If the afterlife of Jewish apologetic was very different to that in antiquity, the history of pagan apologetic came to a total end. An efflorescence of defensive literature in the fourth-century Roman Empire, as highly articulate Roman senators and others tried to defend their ancestral cults against a newly intolerant Christian state, culminated in the great plea for tolerance in the defence of the Altar of Victory by Symmachus in 384. In the pagan twilight of the fifth century, scholars and poets sang the praises of the old ways, but their voice was to disappear with the rise of Christendom in Europe, and those who read these works in the Middle Ages and Renaissance did so without perceiving any conflict between these pagan views and Christianity.

The Christian apologies themselves also fell from attention. They have been among the least respected of the early Church writings, offering, as it seems, only bad theology, bad philosophy, or bad history. An intriguing aspect of Christianity is the ambivalence felt by its adherents, from an early stage, about engaging in apologetic. Reasoned explanation seemed at times a pretty hopeless strategy in the face of a world ‘which preferred darkness to light’. While there are examples in plenty of appeal to a common humanity, there is, from the first, in the Christian literature a suspicion that human reason itself is inadequate to comprehend the magnitude of the divine revelation. There came a point when reason could no longer prevail. Thus, despite the limited acceptance of natural theology in the early Church, the use of it alongside revealed theology creates a tension in Christian identity which resonates with debates down the centuries, from the apostle Paul to Karl Barth in the twentieth century. There has always existed a deep-seated suspicion of human reason and its ability to offer anything but a partial account of God and the divine purpose in words. Occasionally, writers might expound a philosophical system as the necessary foundation for the Gospel. Often, however, philosophical systems are mere shadows of the reality now proclaimed in the Gospel, to which the sophisticated arguments of the philosophers can, at best, act only as precursors. The sentiments of Paul in i Corinthians 1—3 are much more typical. Human and divine wisdom stand in the starkest possible contrast. This leaves apologists, in both the ancient and the modern world, needing to bridge the gap between the demands of reason and the culture of faith, and, even when they may have seemed successful at so doing, finding that members of their faith communities are deeply suspicious of the apologetic exercise in which they have engaged.

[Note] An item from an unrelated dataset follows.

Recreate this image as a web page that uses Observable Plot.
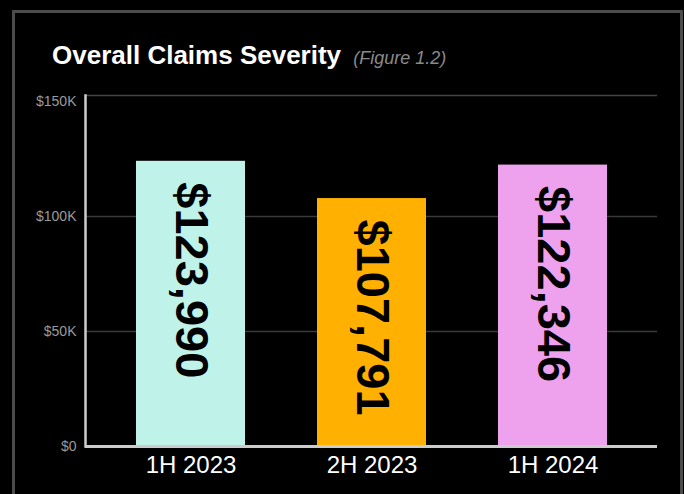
<!DOCTYPE html>
<html>
<head>
<meta charset="utf-8">
<script src="https://cdn.jsdelivr.net/npm/d3@7"></script>
<script src="https://cdn.jsdelivr.net/npm/@observablehq/plot@0.6"></script>
<style>
  html, body { margin: 0; padding: 0; background: #000; width: 684px; height: 494px; overflow: hidden; }
  #frame { position: absolute; left: 12px; top: 10px; width: 665px; height: 520px; border: 3px solid #4b4b4b; box-sizing: content-box; }
  #chart { position: absolute; left: 0; top: 0; }
  #title { position: absolute; left: 52px; top: 43px; font-family: "Liberation Sans", Arial, sans-serif; font-size: 26px; line-height: 25px; font-weight: bold; color: #fff; white-space: nowrap; }
  #title span { font-size: 18px; font-weight: normal; font-style: italic; color: #8a8a8a; margin-left: 5px; }
</style>
</head>
<body>
<div id="frame"></div>
<div id="chart"></div>
<div id="title">Overall Claims Severity <span>(Figure 1.2)</span></div>
<script>
const categories = ["1H 2023", "2H 2023", "1H 2024"];
const values = [123990, 107791, 122346];
const colors = ["#BFF3EA", "#FFB000", "#EEA2EE"];
const yTicks = [0, 50000, 100000, 150000];
const yTickLabels = ["$0", "$50K", "$100K", "$150K"];
const gridValues = [50000, 100000];
const yMax = 152600;

const data = categories.map((c, i) => ({cat: c, value: values[i]}));
const fmt = d3.format(",");

const chart = Plot.plot({
  width: 684,
  height: 494,
  marginTop: 95,
  marginBottom: 48,
  marginLeft: 85,
  marginRight: 27,
  style: {background: "transparent", color: "#fff", fontFamily: "'Liberation Sans', Arial, sans-serif"},
  x: {domain: categories, paddingInner: 0.4, paddingOuter: 0.28, axis: null},
  y: {domain: [0, yMax], axis: null},
  color: {domain: categories, range: colors},
  marks: [
    Plot.ruleY(gridValues, {stroke: "#3a3a3a", strokeWidth: 1.5}),
    Plot.ruleY([yMax], {stroke: "#444", strokeWidth: 1.5}),
    Plot.barY(data, {x: "cat", y: "value", fill: "cat"}),
    Plot.text(data, {
      x: "cat", y: "value",
      text: d => "$" + fmt(d.value),
      rotate: 90, textAnchor: "start", lineAnchor: "middle",
      dy: 21, fontSize: 47, fontWeight: "bold", fill: "#000"
    }),
    Plot.axisY(yTicks, {
      tickFormat: d => yTickLabels[yTicks.indexOf(d)],
      tickSize: 0, tickPadding: 9, fontSize: 14, color: "#9a9a9a", label: null
    }),
    Plot.axisX({tickSize: 0, tickPadding: 9, fontSize: 24, color: "#fff", label: null}),
    Plot.frame({anchor: "left", stroke: "#cccccc", strokeWidth: 2.5}),
    Plot.ruleY([0], {stroke: "#cccccc", strokeWidth: 3})
  ]
});
document.getElementById("chart").appendChild(chart);
</script>
</body>
</html>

During the Reformation of the sixteenth century and the religious wars of the seventeenth, the interest of the religious controversialist was confined to the choice of sect, and only the most perfunctory defences were bestowed on Christianity itself. From time to time, the early ecclesiastical apologies might testify to the practices or doctrines of a primitive congregation; but even then they were vague and pliable, and the construction of theologies depended on writers of the fourth and fifth centuries who were addressing not outsiders but the existing Church. The philosophy of religion, in the hands of the Cambridge Platonists and the Italian Marsilio Ficino, owed more to the pagan traditions of the philosopher Plotinus and the late antique texts ascribed to Hermes Trismegistos than to any of the church fathers. The later apologists were perhaps more valued than the earlier ones, if only because they furnished a precedent for Christian humanism: Lactantius was extremely attractive to Erasmus, and perhaps also to the English metaphysical poets of the seventeenth century.

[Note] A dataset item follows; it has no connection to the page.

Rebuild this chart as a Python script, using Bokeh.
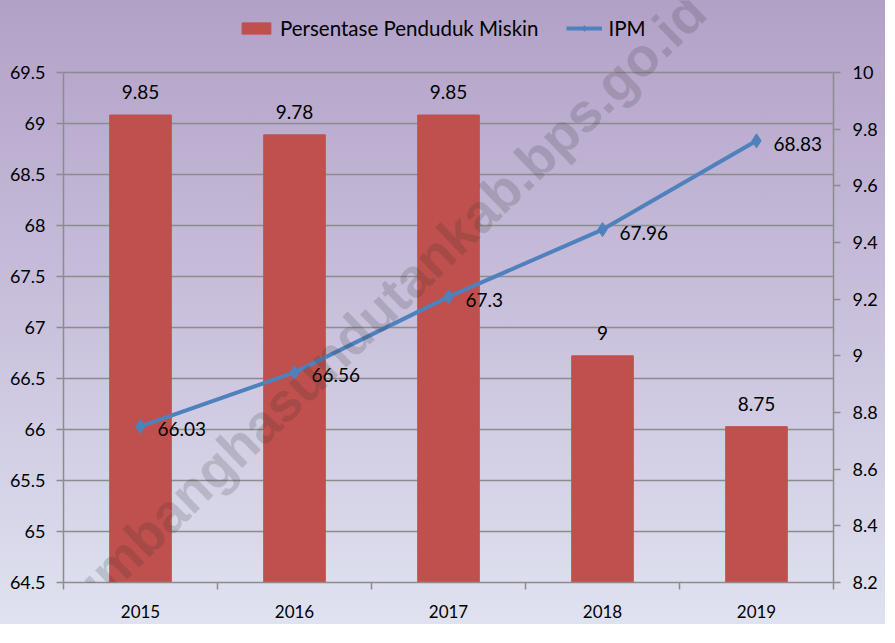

In so far as there were Christian apologetics, they had different aims. In the eighteenth century, not only Christianity, but theism itself, became the subject of apology. The philosopher John Locke had espoused a rational faith that led in Bishop Berkeley’s view to atheism, while David Hume cast doubt both on the veracity of Scripture and on the proofs for the existence of a god. At an earlier date the orthodox responses would have rifled the past for arguments and quotations; but this was not an age when anyone rested on authority, and Berkeley, Joseph Butler, and William Paley all preferred to begin, like Hume, with the interrogation of natural phenomena. When Paley came to examine the historical ‘Evidences of Christianity’, he found himself embarrassed by the sparsity of references to Christ’s miracles in the earlier apologists. This traditional argument was in any case subverted by the irony of the historian Edward Gibbon, who included the transient miracles of the apostolic age among the five material causes which explained the unrepeatable success of the early missions. Gibbon mocked the acerbity, the unskilfulness, and the ‘splendid exaggerations’ of the apologists. In the nineteenth century none of the eminent champions of religion—such as Coleridge, Maurice, Mansel, Newman, or Gore—made any use of our apologists for this purpose, though Newman might refer to them now and again as illustrations of the ‘development of doctrine’. No answer could be found in ancient authors to the difficulties presented by the geological record or the evidence for the origin of species. Ernest Renan was able to appreciate the role of the apologists in shaping a new critique of the worldly powers; but Modernism was leading Catholic scholars back from the origins of Christendom to the origins of Scripture, and indeed to the origins of all religion. Scripture was the battleground in Germany and Britain during the later nineteenth century, and sometimes the apologists could show, against the higher criticism, that a writing was canonical or a reading known before a certain period; but here again the evidence was limited, inferior to that of other documents, and not always on the right side.

In the twentieth century the style of the ancient apologists has estranged them further from practical apologetic than their contents did in any previous century. As modern practitioners point out, the evangelist must use the common tongue, and media other than the academic lecture or the book. Some erudite modern scholars, on the other hand, despise the apologists for the smallness of their reading: the earliest ones, at least, appear to have kept only florilegia in their libraries, and to have acquired by their researches rather less knowledge of contemporary philosophy than they might have done by hearing conversations in a portico. The only modern scholars, therefore, to whom the apologists mean anything are those who take a sympathetic interest in the culture and the interplay of religious traditions in the Roman Empire, and only in the late twentieth century has this interest become at all widespread. It is to this interest that the studies in this volume are directed.